[Goal]: What is wanted is an exact restatement of the lines from the one with "Convert this diagram to TikZ code." through the one with "rotate=-45] (rec2) at", both included, and of no other lines.

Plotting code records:
[BEGIN]
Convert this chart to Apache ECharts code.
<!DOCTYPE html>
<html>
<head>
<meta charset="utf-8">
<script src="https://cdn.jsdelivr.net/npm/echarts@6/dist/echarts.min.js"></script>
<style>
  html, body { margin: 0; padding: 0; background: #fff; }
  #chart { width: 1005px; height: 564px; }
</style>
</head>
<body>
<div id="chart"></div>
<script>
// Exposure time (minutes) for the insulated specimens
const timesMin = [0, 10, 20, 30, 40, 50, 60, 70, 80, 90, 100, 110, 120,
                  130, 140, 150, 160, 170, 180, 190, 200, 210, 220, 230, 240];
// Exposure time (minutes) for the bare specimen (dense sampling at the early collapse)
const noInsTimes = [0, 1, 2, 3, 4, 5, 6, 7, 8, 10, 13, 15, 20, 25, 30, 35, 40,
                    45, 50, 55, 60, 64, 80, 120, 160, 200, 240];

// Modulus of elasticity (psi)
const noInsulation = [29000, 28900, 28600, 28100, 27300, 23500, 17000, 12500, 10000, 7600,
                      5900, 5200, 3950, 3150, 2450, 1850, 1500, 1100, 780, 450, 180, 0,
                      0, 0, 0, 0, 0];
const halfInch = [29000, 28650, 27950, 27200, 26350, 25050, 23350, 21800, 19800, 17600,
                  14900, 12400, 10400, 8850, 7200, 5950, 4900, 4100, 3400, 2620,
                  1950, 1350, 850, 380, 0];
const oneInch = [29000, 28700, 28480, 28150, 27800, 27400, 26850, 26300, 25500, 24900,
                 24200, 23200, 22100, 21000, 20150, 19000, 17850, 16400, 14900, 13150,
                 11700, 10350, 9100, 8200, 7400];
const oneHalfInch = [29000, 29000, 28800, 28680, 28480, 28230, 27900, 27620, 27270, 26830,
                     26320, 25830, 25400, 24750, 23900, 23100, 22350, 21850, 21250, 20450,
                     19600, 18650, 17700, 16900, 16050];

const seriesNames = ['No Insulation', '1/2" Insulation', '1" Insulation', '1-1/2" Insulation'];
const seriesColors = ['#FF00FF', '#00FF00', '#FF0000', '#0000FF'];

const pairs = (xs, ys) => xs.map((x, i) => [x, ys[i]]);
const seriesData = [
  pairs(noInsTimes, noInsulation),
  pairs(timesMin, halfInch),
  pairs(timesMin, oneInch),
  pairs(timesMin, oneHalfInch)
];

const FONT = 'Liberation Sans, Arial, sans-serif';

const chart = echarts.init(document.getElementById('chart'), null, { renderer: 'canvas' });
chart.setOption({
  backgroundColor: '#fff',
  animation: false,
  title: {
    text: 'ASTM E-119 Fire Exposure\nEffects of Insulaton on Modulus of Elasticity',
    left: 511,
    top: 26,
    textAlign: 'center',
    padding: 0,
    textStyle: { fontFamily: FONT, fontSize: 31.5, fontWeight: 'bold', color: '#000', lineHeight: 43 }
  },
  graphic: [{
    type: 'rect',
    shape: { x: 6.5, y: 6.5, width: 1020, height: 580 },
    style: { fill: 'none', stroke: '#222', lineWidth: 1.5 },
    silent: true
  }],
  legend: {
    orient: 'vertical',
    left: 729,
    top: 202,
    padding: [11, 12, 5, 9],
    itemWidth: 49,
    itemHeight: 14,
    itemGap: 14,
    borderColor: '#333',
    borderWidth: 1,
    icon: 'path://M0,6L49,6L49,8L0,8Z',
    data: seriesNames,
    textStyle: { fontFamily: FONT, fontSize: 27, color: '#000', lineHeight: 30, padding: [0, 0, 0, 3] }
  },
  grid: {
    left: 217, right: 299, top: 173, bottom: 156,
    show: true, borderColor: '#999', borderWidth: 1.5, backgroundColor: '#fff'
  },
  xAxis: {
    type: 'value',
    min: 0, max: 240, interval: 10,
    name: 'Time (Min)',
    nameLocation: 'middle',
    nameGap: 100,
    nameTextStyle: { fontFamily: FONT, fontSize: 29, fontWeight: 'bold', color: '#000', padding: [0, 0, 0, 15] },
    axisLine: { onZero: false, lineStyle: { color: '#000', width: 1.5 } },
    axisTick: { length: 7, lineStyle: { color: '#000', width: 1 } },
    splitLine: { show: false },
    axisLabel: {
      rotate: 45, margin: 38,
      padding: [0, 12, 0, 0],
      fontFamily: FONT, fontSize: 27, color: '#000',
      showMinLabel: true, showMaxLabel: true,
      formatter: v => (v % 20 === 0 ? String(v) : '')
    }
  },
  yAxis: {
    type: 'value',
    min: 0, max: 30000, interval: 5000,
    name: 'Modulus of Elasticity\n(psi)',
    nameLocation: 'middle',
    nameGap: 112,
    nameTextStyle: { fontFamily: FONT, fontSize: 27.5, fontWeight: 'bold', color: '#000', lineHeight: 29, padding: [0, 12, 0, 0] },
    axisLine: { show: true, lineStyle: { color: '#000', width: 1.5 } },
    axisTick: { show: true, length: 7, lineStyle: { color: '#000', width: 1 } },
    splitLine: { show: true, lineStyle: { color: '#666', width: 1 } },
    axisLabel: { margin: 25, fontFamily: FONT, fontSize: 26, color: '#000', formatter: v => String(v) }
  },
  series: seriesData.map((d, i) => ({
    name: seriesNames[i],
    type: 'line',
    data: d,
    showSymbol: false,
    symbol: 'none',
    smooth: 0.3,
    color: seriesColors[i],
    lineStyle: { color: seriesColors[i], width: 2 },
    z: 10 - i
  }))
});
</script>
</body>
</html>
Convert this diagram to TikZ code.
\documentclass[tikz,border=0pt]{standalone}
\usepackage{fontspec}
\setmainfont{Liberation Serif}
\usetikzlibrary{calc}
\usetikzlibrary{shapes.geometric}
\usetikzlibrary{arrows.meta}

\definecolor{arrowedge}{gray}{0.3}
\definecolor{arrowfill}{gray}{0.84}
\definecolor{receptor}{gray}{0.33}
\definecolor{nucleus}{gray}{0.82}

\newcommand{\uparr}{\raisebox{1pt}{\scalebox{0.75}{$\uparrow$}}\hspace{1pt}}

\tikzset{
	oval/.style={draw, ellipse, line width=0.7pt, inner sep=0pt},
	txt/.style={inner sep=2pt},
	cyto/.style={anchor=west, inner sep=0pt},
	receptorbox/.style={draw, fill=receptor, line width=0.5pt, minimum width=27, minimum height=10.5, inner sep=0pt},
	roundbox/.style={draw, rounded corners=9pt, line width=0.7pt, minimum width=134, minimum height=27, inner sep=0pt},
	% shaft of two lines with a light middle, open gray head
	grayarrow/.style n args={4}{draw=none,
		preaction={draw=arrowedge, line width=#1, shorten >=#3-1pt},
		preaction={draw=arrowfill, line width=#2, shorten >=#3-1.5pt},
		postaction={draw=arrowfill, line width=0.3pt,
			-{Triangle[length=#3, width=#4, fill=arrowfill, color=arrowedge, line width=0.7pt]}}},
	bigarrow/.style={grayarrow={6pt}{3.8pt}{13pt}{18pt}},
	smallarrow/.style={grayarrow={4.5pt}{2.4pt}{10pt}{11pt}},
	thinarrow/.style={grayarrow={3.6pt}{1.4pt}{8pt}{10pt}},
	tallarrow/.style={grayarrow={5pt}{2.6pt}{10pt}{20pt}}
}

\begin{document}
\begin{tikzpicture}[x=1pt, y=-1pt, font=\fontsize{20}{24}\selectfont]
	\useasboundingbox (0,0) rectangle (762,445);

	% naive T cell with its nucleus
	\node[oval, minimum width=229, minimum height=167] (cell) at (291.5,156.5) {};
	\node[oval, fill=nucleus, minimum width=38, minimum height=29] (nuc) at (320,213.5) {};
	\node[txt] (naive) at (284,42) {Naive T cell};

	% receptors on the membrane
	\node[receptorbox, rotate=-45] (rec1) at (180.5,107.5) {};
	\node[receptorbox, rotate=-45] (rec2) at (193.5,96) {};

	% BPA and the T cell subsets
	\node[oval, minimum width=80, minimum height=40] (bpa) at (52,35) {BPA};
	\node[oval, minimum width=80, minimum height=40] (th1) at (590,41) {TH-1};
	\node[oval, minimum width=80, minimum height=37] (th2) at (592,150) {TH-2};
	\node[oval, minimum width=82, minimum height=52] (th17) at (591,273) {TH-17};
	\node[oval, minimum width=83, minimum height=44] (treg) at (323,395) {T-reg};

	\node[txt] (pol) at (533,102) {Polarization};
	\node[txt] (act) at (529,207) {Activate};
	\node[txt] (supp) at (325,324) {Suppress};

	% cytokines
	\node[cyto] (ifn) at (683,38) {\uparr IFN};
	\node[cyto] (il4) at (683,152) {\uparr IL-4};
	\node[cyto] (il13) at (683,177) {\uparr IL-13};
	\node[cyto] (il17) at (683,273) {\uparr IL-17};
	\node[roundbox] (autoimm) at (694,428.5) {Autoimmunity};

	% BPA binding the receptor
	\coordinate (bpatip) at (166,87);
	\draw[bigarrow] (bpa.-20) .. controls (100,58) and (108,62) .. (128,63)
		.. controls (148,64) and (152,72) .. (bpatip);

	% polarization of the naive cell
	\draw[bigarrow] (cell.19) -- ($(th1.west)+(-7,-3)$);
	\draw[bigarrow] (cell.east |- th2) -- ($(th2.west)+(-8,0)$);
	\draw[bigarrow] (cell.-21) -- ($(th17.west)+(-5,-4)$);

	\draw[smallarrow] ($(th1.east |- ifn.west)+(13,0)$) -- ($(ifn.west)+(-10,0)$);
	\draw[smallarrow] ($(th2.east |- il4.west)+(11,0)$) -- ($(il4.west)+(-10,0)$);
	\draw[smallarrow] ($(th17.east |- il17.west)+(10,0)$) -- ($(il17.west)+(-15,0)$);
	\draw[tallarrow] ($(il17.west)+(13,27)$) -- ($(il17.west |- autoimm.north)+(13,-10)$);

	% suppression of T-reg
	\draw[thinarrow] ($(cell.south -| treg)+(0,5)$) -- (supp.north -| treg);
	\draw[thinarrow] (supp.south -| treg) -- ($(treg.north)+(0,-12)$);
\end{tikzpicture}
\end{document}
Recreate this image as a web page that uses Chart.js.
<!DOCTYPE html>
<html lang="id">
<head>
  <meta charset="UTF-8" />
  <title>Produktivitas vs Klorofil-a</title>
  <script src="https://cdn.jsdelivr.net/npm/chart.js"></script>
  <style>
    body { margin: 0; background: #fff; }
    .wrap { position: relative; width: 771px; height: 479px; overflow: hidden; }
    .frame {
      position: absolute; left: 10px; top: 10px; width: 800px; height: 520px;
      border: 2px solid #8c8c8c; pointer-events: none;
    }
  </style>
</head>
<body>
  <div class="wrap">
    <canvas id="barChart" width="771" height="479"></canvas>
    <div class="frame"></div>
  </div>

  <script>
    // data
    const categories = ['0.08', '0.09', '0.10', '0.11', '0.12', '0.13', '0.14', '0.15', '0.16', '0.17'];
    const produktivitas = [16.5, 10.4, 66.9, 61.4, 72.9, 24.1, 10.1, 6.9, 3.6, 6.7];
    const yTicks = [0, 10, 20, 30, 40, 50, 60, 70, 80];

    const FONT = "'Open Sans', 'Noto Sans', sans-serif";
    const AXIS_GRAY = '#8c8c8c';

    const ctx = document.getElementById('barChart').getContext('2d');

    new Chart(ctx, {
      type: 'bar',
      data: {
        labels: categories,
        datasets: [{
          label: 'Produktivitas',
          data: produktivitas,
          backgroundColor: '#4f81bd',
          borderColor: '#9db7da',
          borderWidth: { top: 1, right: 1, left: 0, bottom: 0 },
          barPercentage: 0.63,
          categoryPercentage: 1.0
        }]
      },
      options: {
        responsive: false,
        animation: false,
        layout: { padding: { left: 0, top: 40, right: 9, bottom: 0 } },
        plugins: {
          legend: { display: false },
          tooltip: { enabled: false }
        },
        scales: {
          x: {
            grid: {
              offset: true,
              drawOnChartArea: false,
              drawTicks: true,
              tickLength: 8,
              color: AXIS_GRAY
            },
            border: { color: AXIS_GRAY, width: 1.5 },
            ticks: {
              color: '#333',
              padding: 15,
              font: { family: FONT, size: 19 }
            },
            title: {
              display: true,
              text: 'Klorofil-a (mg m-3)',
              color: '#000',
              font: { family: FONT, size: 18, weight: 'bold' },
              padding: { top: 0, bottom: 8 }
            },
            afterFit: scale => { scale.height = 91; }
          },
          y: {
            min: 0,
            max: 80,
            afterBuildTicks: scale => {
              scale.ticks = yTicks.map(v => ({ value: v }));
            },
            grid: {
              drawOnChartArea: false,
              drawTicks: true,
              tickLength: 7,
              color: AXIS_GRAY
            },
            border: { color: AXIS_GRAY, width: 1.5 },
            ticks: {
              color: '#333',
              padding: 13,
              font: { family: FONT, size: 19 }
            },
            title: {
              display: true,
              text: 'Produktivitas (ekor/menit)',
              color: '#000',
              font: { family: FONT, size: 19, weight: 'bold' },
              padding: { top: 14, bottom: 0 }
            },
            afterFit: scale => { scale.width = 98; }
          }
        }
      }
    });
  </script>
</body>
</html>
[END]
[Finished exercise]:
Convert this diagram to TikZ code.
\documentclass[tikz,border=0pt]{standalone}
\usepackage{fontspec}
\setmainfont{Liberation Serif}
\usetikzlibrary{calc}
\usetikzlibrary{shapes.geometric}
\usetikzlibrary{arrows.meta}

\definecolor{arrowedge}{gray}{0.3}
\definecolor{arrowfill}{gray}{0.84}
\definecolor{receptor}{gray}{0.33}
\definecolor{nucleus}{gray}{0.82}

\newcommand{\uparr}{\raisebox{1pt}{\scalebox{0.75}{$\uparrow$}}\hspace{1pt}}

\tikzset{
	oval/.style={draw, ellipse, line width=0.7pt, inner sep=0pt},
	txt/.style={inner sep=2pt},
	cyto/.style={anchor=west, inner sep=0pt},
	receptorbox/.style={draw, fill=receptor, line width=0.5pt, minimum width=27, minimum height=10.5, inner sep=0pt},
	roundbox/.style={draw, rounded corners=9pt, line width=0.7pt, minimum width=134, minimum height=27, inner sep=0pt},
	% shaft of two lines with a light middle, open gray head
	grayarrow/.style n args={4}{draw=none,
		preaction={draw=arrowedge, line width=#1, shorten >=#3-1pt},
		preaction={draw=arrowfill, line width=#2, shorten >=#3-1.5pt},
		postaction={draw=arrowfill, line width=0.3pt,
			-{Triangle[length=#3, width=#4, fill=arrowfill, color=arrowedge, line width=0.7pt]}}},
	bigarrow/.style={grayarrow={6pt}{3.8pt}{13pt}{18pt}},
	smallarrow/.style={grayarrow={4.5pt}{2.4pt}{10pt}{11pt}},
	thinarrow/.style={grayarrow={3.6pt}{1.4pt}{8pt}{10pt}},
	tallarrow/.style={grayarrow={5pt}{2.6pt}{10pt}{20pt}}
}

\begin{document}
\begin{tikzpicture}[x=1pt, y=-1pt, font=\fontsize{20}{24}\selectfont]
	\useasboundingbox (0,0) rectangle (762,445);

	% naive T cell with its nucleus
	\node[oval, minimum width=229, minimum height=167] (cell) at (291.5,156.5) {};
	\node[oval, fill=nucleus, minimum width=38, minimum height=29] (nuc) at (320,213.5) {};
	\node[txt] (naive) at (284,42) {Naive T cell};

	% receptors on the membrane
	\node[receptorbox, rotate=-45] (rec1) at (180.5,107.5) {};
	\node[receptorbox, rotate=-45] (rec2) at (193.5,96) {};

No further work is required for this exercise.